The dessert reception featured remarks by Federation CEO Jay Sanderson, BJE Associate Director Phil Liff-Grieff, and Victoria Simms, a nationally recognized child development specialist and the president of the Simms/Mann Family Foundation.
The evening event also marked the graduation of the second cohort of The First 36 Project and welcomed the third group to the program. Participants of the second cohort included, among others, Emily Glickman of Leo Baeck Temple, Wise School’s Nicole Mevorak, Debbie Myman and Jenna Pitson, and Wilshire Boulevard Temple’s Molly Mills. Other participating schools include Yeshiva Aharon Yaakov-Ohr Eliyahu, Harkham Hillel Academy and Valley Beth Shalom.
The first cohort launched in 2015-2016.
The B’nai David-Judea (BDJ) annual dinner on Jan. 15 honored Lola and Emil Sassover, Rae and Shep Drazin, and Nikki Sieger and Andres Terech.
The Sassovers received the Tiferet David award in recognition of “a lifetime of commitment to the Jewish community.” The Drazins, Migdal David honorees, “were honored for their commitment to men and women’s tefilah and Torah study.” Sieger and Terech, who received the Chasdei David award, “were honored for their commitment to service for the BDJ community, including organizing the Purim Mishloach Manot every year and leading the once-a-month BDJ East Minyan,” said a statement provided by BDJ executive director Adynna Swarz.

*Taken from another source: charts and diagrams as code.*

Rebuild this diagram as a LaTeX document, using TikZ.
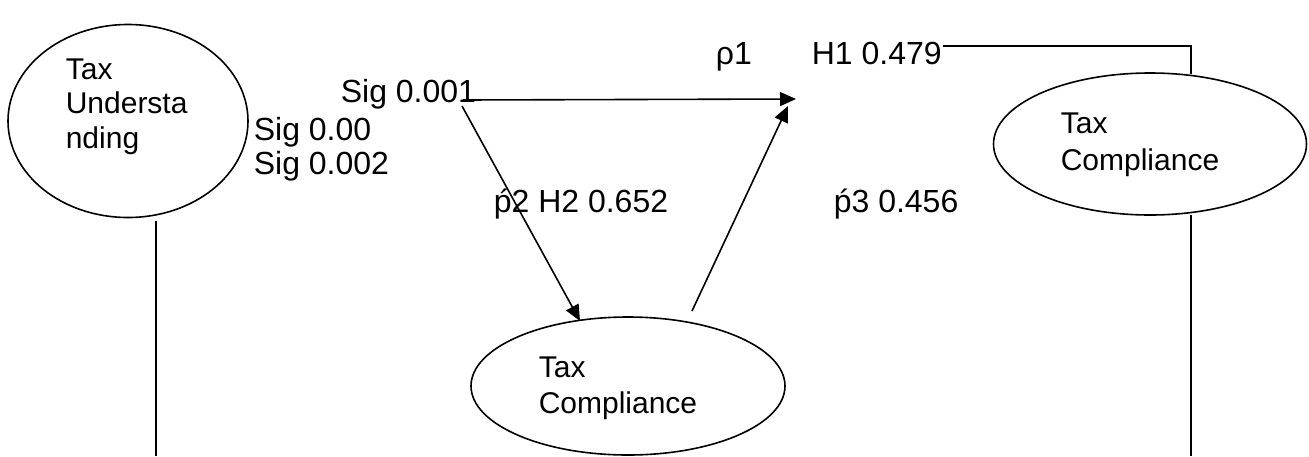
\documentclass[tikz,border=0pt]{standalone}
\usepackage{fontspec}
\setmainfont{Liberation Sans}
\usetikzlibrary{shapes.geometric,arrows.meta}
\begin{document}
\begin{tikzpicture}[x=1pt,y=-1pt, line width=1.6pt,
  lbl/.style={anchor=base west, inner sep=0pt, font=\fontsize{32}{35}\selectfont},
  etxt/.style={anchor=base west, inner sep=0pt, font=\fontsize{30}{35}\selectfont},
  oval/.style={draw, ellipse, inner sep=0pt, line width=1.6pt},
  arr/.style={-{Triangle[length=16pt,width=14pt]}},
  conn/.style={line width=1.6pt}]
\useasboundingbox (0,0) rectangle (1309,456);
% ovals
\node[oval, minimum width=240pt, minimum height=193pt] (tu) at (128,121) {};
\node[oval, minimum width=313pt, minimum height=142pt] (tcr) at (1150,144) {};
\node[oval, minimum width=314pt, minimum height=138pt] (tcb) at (628,386) {};
% oval texts
\node[etxt] (tu1) at (65,79) {Tax};
\node[etxt] (tu2) at (65,113) {Understa};
\node[etxt] (tu3) at (65,148) {nding};
\node[etxt] (tcr1) at (1060,133) {Tax};
\node[etxt] (tcr2) at (1060,170) {Compliance};
\node[etxt] (tcb1) at (538,377) {Tax};
\node[etxt] (tcb2) at (538,413) {Compliance};
% labels
\node[lbl] (s1) at (253,140) {Sig 0.00};
\node[lbl] (s2) at (253,174) {Sig 0.002};
\node[lbl] (s3) at (340,102) {Sig 0.001};
\node[lbl] (rho) at (715,64) {ρ1};
\node[lbl] (h1) at (811,64) {H1 0.479};
\node[lbl] (p2) at (493,212) {ṕ2 H2 0.652};
\node[lbl] (p3) at (833,212) {ṕ3 0.456};
% coordinates
\coordinate (a1s) at (463,100);
\coordinate (a1e) at (796,99);
\coordinate (a2s) at (462,106);
\coordinate (a2e) at (580,321);
\coordinate (a3s) at (692,311);
\coordinate (a3e) at (788,106);
\coordinate (h1e) at (943,46);
\coordinate (rc) at (1191,46);
\coordinate (rtop) at (1191,74);
\coordinate (rbot) at (1191,215);
\coordinate (rend) at (1191,456);
\coordinate (lt) at (156,221);
\coordinate (lend) at (156,456);
% connectors
\draw[arr] (a1s) -- (a1e);
\draw[arr] (a2s) -- (a2e);
\draw[arr] (a3s) -- (a3e);
\draw[conn] (h1e) -- (rc) -- (rtop);
\draw[conn] (rbot) -- (rend);
\draw[conn] (lt) -- (lend);
\end{tikzpicture}
\end{document}
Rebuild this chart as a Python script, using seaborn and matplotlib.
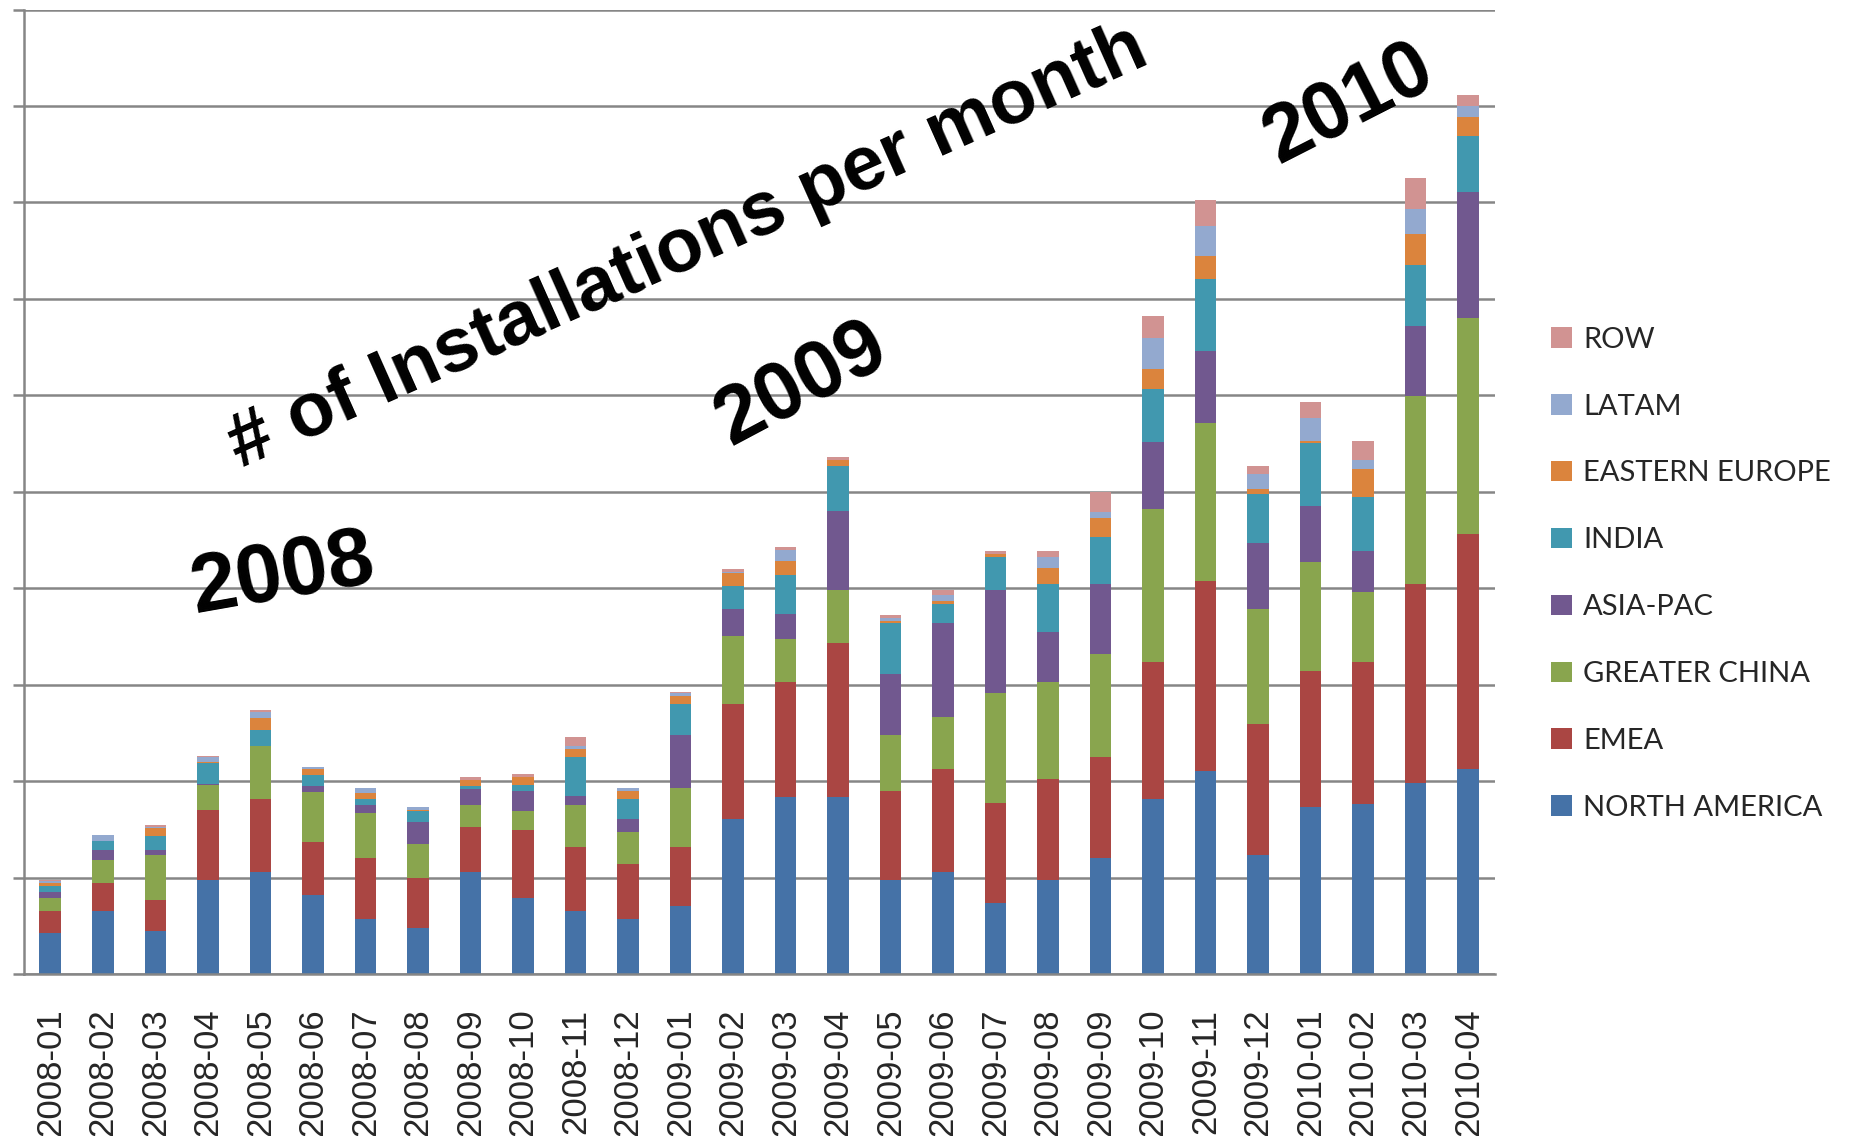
import numpy as np
import pandas as pd
import matplotlib
matplotlib.use("Agg")
import matplotlib.pyplot as plt
import seaborn as sns
from matplotlib.patches import Patch

# --- data ---
months = ["2008-01", "2008-02", "2008-03", "2008-04", "2008-05", "2008-06", "2008-07",
          "2008-08", "2008-09", "2008-10", "2008-11", "2008-12", "2009-01", "2009-02",
          "2009-03", "2009-04", "2009-05", "2009-06", "2009-07", "2009-08", "2009-09",
          "2009-10", "2009-11", "2009-12", "2010-01", "2010-02", "2010-03", "2010-04"]

north_america = [42, 65, 45, 97, 106, 82, 57, 48, 106, 79, 65, 57, 70.5, 161, 184, 184,
                 97, 106, 73.5, 97, 120, 181, 210, 123, 173, 176, 198.5, 213]
emea = [23, 29, 32, 73, 75, 55, 63, 52, 46, 70, 67, 57, 61, 119, 119, 159,
        93, 107, 104, 105, 105, 142, 197, 136, 141.5, 147, 205.5, 243.5]
greater_china = [14, 24, 46, 26, 55, 52, 47, 35, 23, 20, 43.5, 33, 61, 70, 44, 55,
                 58, 53, 114, 101, 107, 159, 164, 119, 113, 73, 195.5, 224]
asia_pac = [6, 11, 5.5, 1, 0.5, 6, 8.5, 23, 17, 21, 9, 14, 55, 28, 26, 82,
            63, 98, 107, 52, 72, 70, 75, 69, 58, 43, 72, 130]
india = [6, 8.5, 14.5, 22, 17, 11.5, 6, 11.5, 3, 5.5, 40.5, 20, 32, 24, 40.5, 47,
         53, 20, 34, 49, 49, 55, 75, 51, 65, 56, 64, 58]
eastern_europe = [3, 0.5, 8.5, 0.5, 12, 6, 6, 0.5, 6, 8.5, 8.5, 9, 8.5, 14, 14.5, 5.5,
                  2.5, 3, 3, 17, 20, 20.5, 23, 5, 2, 29, 31.5, 20.5]
latam = [2.5, 6, 1, 6, 6, 2.5, 5.5, 3, 0.5, 0, 3, 3, 3.5, 0.5, 12, 0,
         3, 5.5, 0.5, 11.5, 6, 32, 32, 15, 24, 9, 26, 11]
row = [0.5, 0.5, 2.5, 0.5, 2.5, 0, 0, 0, 2.5, 3.5, 9, 0, 0.5, 3, 2.5, 3.5,
       3, 6, 3, 6, 20.5, 23, 27, 9, 17, 20, 32, 11.5]

regions = ["NORTH AMERICA", "EMEA", "GREATER CHINA", "ASIA-PAC", "INDIA",
           "EASTERN EUROPE", "LATAM", "ROW"]
colors = ["#4572A7", "#AA4643", "#89A54E", "#71588F", "#4198AF",
          "#DB843D", "#93A9CF", "#D19392"]

df = pd.DataFrame({"month": months, "NORTH AMERICA": north_america, "EMEA": emea,
                   "GREATER CHINA": greater_china, "ASIA-PAC": asia_pac, "INDIA": india,
                   "EASTERN EUROPE": eastern_europe, "LATAM": latam, "ROW": row})
cum = df[regions].cumsum(axis=1)

# --- plot ---
sns.set_style("white")
GRAY = "#868686"
fig = plt.figure(figsize=(18.6, 11.36), dpi=100)
ax = fig.add_axes([0.0129, 0.1426, 0.8035 - 0.0129, 0.9916 - 0.1426])

# draw cumulative totals from the top layer down so each visible slice is one region
for reg, col in reversed(list(zip(regions, colors))):
    sns.barplot(x=df["month"], y=cum[reg], color=col, saturation=1, width=0.41,
                errorbar=None, order=months, linewidth=0, ax=ax)

ax.set_xlim(-0.5, len(months) - 0.5)
ax.set_ylim(0, 1000)
ax.set_yticks(np.arange(0, 1001, 100))
ax.set_yticklabels([])
ax.yaxis.grid(True, color=GRAY, linewidth=1.8)
ax.set_axisbelow(True)
ax.set_xlabel("")
ax.set_ylabel("")

for s in ["top", "right"]:
    ax.spines[s].set_visible(False)
for s in ["left", "bottom"]:
    ax.spines[s].set_color(GRAY)
    ax.spines[s].set_linewidth(1.8)

ax.set_xticks(np.arange(len(months)))
ax.set_xticklabels(months, rotation=90, fontsize=25, family="Liberation Sans")
ax.set_xticks(np.arange(-0.5, len(months), 1), minor=True)
ax.tick_params(axis="x", which="major", length=0, pad=25)
ax.tick_params(axis="x", which="minor", length=8, width=1.8, color=GRAY, direction="out")
ax.tick_params(axis="y", which="major", length=8, width=1.8, color=GRAY, direction="out", left=True)

# annotations
font = dict(family="Liberation Sans", weight="bold", color="black",
            ha="center", va="center", rotation_mode="anchor")
fig.text(0.370, 0.782, "# of Installations per month", fontsize=55, rotation=24, **font)
fig.text(0.152, 0.494, "2008", fontsize=60, rotation=10, **font)
fig.text(0.431, 0.661, "2009", fontsize=59, rotation=28, **font)
fig.text(0.725, 0.908, "2010", fontsize=58, rotation=27, **font)

handles = [Patch(facecolor=c, edgecolor="none") for c in colors][::-1]
fig.legend(handles, regions[::-1], loc="center left", bbox_to_anchor=(0.834, 0.495),
           frameon=False, prop={"family": "Lato", "size": 21}, handlelength=0.7,
           handleheight=0.7, handletextpad=0.4, labelspacing=1.4,
           borderpad=0, borderaxespad=0)

fig.savefig("out.png", dpi=100)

Approximately 275 people attended the event, which was held at Nessah Synagogue in Beverly Hills and coincided with Martin Luther King Jr. Day.
Among the highlights of the evening was when the Sassovers’ grandchildren read excerpts from the couple’s newly published memoir, “From Dust to Dawn, Rebuilding Our Lives After the Holocaust,” which was authored by former Jewish Journal senior writer Julie Fax.